Buenos Aires will become one of the world’s first public entities to help run Ethereum’s network infrastructure, a city official announced last week at Argentina’s ETHLatam conference.
Private companies will work with the city to deploy validator nodes, which are computers that run Ethereum client software and will be installed next year.
The validators, who are in charge of storing data, processing transactions, and adding new blocks to the blockchain, will be included in the proof-of-stake network consensus system that will be implemented in conjunction with the Merge, which is scheduled to take place in mid-September.

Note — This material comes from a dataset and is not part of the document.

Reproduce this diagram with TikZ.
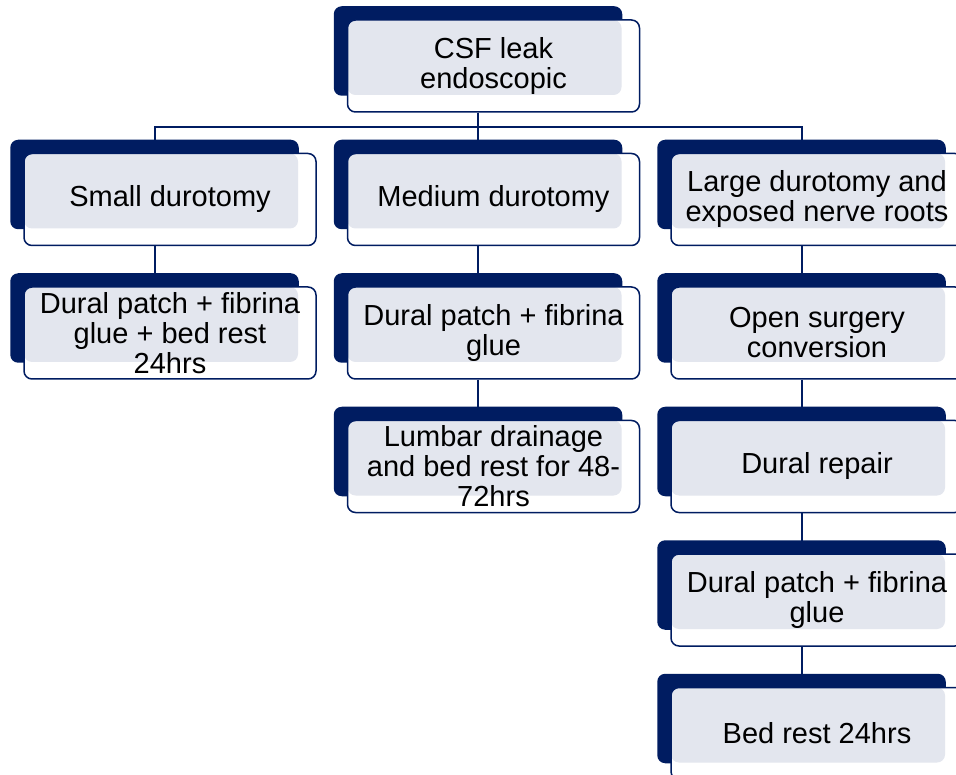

The city council’s investment will take place within the regulatory sandbox established by the Buenos Aires legislative branch in early 2021. The nodes will be housed in the city’s data centres.
According to Fernández, a crypto enthusiast, the city’s decision “has exploratory and regulatory purposes” and will help “develop adaptable [crypto] regulation.”
Argentina’s stance on digital assets has since shifted, albeit involuntarily — the International Monetary Fund (IMF) reportedly pressured the country’s central bank in May to prohibit unregulated crypto transactions in traditional banks.
However, the country’s capital has continued to view the emerging market favourably. Buenos Aires Mayor Horacio Rodrguez Larreta announced in April that residents would be able to pay taxes with cryptocurrencies. He later clarified, saying that the process would be handled by cryptocurrency companies because the local government can only accept Argentine pesos.
Argentines are among the world’s top digital asset adopters, owing in part to the South American country’s persistently high inflation and the local peso’s years-long depreciation. Locals, in turn, have begun to invest in cryptocurrency in order to protect their savings from losing purchasing power.